1. No puede, no debe pasar desapercibida la muerte de Gustavo Gutiérrez, padre indiscutido de la Teología de la Liberación. Pecaría de presuntuoso si afirmara que lo considero mi maestro, por el hecho de haber participado en el curso que impartió en 1979 en el Departamento Ecuménico de Investigaciones de San José, Costa Rica. De cualquier manera, sus enseñanzas de esa semana, la lectura de sus libros y a la vez en que platicamos varias horas recorriendo la Piazza Navona en Roma, Italia, años después, me permiten llamarme su discípulo.
2. Gustavo era peruano y se interesó por la medicina antes de ingresar a la orden de los dominicos. Estudió teología en Lovaina, Bélgica, y en Lyon, Francia, asistiendo a las clases de personajes como Henri de Lubac, Yves Congar, Marie Dominique Chenu y Christian Ducoq, entre otros. Vivió siempre con problemas de salud. La osteomielitis —deformación de la columna que le hacía caminar jorobado— le restringió a una silla de ruedas durante su adolescencia. Se sobrepuso, y después de los estudios habituales de filosofía y teología en Lima, fue ordenado presbítero en 1959.
3. En 1971 publicó el icónico texto Teología de la Liberación. Perspectivas, que marcó un antes y un después en el pensamiento teológico latinoamericano. Siguiendo el impulso que empujó la Conferencia Episcopal Latinoamericana de Medellín, Colombia, buscó aplicar a la realidad de nuestros países las enseñanzas del Concilio Ecuménico Vaticano II, que había concluido en 1965. Este tránsito le permitió ocuparse de los problemas del mundo desde la óptica divina. Entendió la teología como un acto segundo, pues el primero lo constituían los hechos duros.
4. Su brillantez académica se comparaba con su sencillez y sensibilidad, en contraste con la fogosidad y altanería de otros colegas, como el brasileño-alemán Hugo Assmann. En una acalorada discusión, por parte de Hugo, que afirmaba la necesidad de las luchas armadas para alcanzar la liberación de los pobres, y frente a los sólidos argumentos opositores de Gustavo, Assmann le espetó: “Por timoratos como tú no se alcanza la necesaria revolución de nuestros pueblos”, a lo que Gutiérrez contestó: “Teólogos como tú le hacen más daño que bien a esas revoluciones”.

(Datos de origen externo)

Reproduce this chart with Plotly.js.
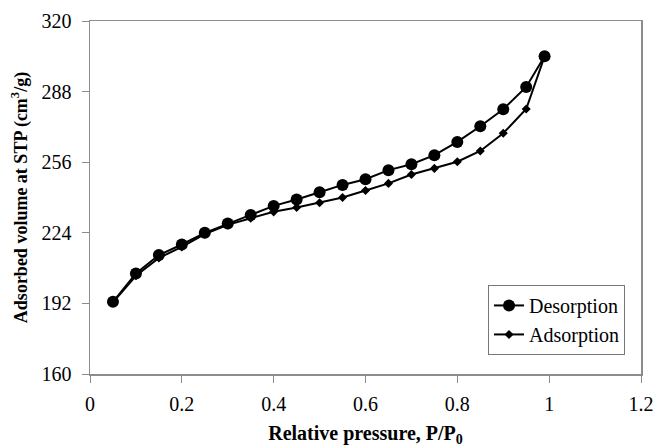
<!DOCTYPE html>
<html>
<head>
<meta charset="utf-8">
<script src="https://cdn.plot.ly/plotly-3.0.1.min.js"></script>
<style>html,body{margin:0;padding:0;background:#fff;}</style>
</head>
<body>
<div id="chart" style="width:656px;height:447px;"></div>
<script>
const pressure = [0.05, 0.10, 0.15, 0.20, 0.25, 0.30, 0.35, 0.40, 0.45, 0.50, 0.55, 0.60, 0.65, 0.70, 0.75, 0.80, 0.85, 0.90, 0.95, 0.99];
const desorption = [192.7, 205.6, 213.9, 218.7, 224.0, 228.2, 232.1, 236.2, 239.1, 242.4, 245.7, 248.3, 252.4, 255.1, 259.2, 265.2, 272.3, 280.0, 290.1, 304.0];
const adsorption = [192.5, 204.5, 212.6, 217.6, 223.4, 227.6, 230.6, 233.5, 235.5, 237.6, 240.0, 243.2, 246.4, 250.4, 253.2, 256.2, 261.1, 269.1, 280.1, 304.0];
const yTicks = [160, 192, 224, 256, 288, 320];
const xTicks = [0, 0.2, 0.4, 0.6, 0.8, 1, 1.2];

const serif = "Liberation Serif, Times New Roman, serif";
const traces = [
  {
    x: pressure, y: adsorption, name: "Adsorption", type: "scatter", mode: "lines+markers",
    line: {color: "#000", width: 2},
    marker: {symbol: "diamond", size: 7, color: "#000"},
    legendrank: 2
  },
  {
    x: pressure, y: desorption, name: "Desorption", type: "scatter", mode: "lines+markers",
    line: {color: "#000", width: 2},
    marker: {symbol: "circle", size: 12, color: "#000"},
    legendrank: 1
  }
];
const layout = {
  width: 656, height: 447,
  margin: {l: 90, r: 15, t: 21, b: 73},
  paper_bgcolor: "#fff", plot_bgcolor: "#fff",
  font: {family: serif, size: 20, color: "#000"},
  showlegend: true,
  legend: {
    x: 0.971, y: 0.054, xanchor: "right", yanchor: "bottom",
    bordercolor: "#777", borderwidth: 1, bgcolor: "#fff",
    font: {family: serif, size: 20, color: "#000"},
    tracegroupgap: 0, itemwidth: 30
  },
  xaxis: {
    range: [0, 1.2], tickvals: xTicks, ticktext: xTicks.map(String),
    showgrid: false, zeroline: false,
    showline: true, linecolor: "#8c8c8c", linewidth: 1.5, mirror: true,
    ticks: "outside", ticklen: 7, tickcolor: "#8c8c8c",
    ticklabelstandoff: 4,
    tickfont: {family: serif, size: 20, color: "#000"},
    title: {text: "Relative pressure, P/P<sub>0</sub>", font: {family: serif, size: 20, color: "#000", weight: "bold"}, standoff: 17}
  },
  yaxis: {
    range: [160, 320], tickvals: yTicks, ticktext: yTicks.map(String),
    showgrid: false, zeroline: false,
    showline: true, linecolor: "#8c8c8c", linewidth: 1.5, mirror: true,
    ticks: "outside", ticklen: 7, tickcolor: "#8c8c8c",
    ticklabelstandoff: 6,
    tickfont: {family: serif, size: 20, color: "#000"},
    title: {text: "Adsorbed volume at STP (cm<sup>3</sup>/g)", font: {family: serif, size: 18, color: "#000", weight: "bold"}, standoff: 9}
  }
};
Plotly.newPlot("chart", traces, layout, {displayModeBar: false, staticPlot: true});
</script>
</body>
</html>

5. Su teología, obvio, fue controversial, y no faltó quien lo acusara de marxista trasnochado y sociólogo frustrado. Sin embargo, si leemos obras como Beber en su propio pozo, el Dios de la Vida o Densidad del presente, encontraremos una propuesta rebosante de espiritualidad, inserta en el presente y para nada ajena a las preocupaciones de la historia. Además, el mismo Vaticano reconoció su ortodoxia, y jamás se le sancionó con censuras o suspensiones. Tanto Benedicto XI como el papa Francisco lo recibieron, dando con ello un espaldarazo a su obra.
6. Lamento que este último no lo haya hecho Cardenal. Lo merecía, aunque quizá no lo habría aceptado. Más que un premio, hubiera sido un reconocimiento a su propuesta, tan vilipendiada pero al mismo tiempo tan fructífera, al contener aportes que tuvieron mucho impacto en la pastoral latinoamericana, como las Comunidades Eclesiales de Base y la Biblia popular. Tuvo una larga —falleció a los 96 años—, sencilla y fecunda vida. Descanse en paz el teólogo latinoamericano más brillante y sensible que hemos tenido, el que nos enseñó a mirar hacia el cielo sin despegarnos del suelo.
7. Cierre icónico. Participé el domingo pasado en el maratón de Toronto. Sin tener las dimensiones numéricas de otros eventos semejantes, como París, que en su edición de este año arrojó una derrama económica de €200 millones de euros, o Chicago, que se agenció más de $500 millones de dólares, la bella ciudad canadiense se volcó en favor de los corredores. Qué diferencia con nuestro maratón de diciembre, pues las ciudades de Monterrey y San Pedro no solo no lo respaldan, sino que le ponen muchas trabas. No les interesa promover el deporte ni, así parece, el turismo.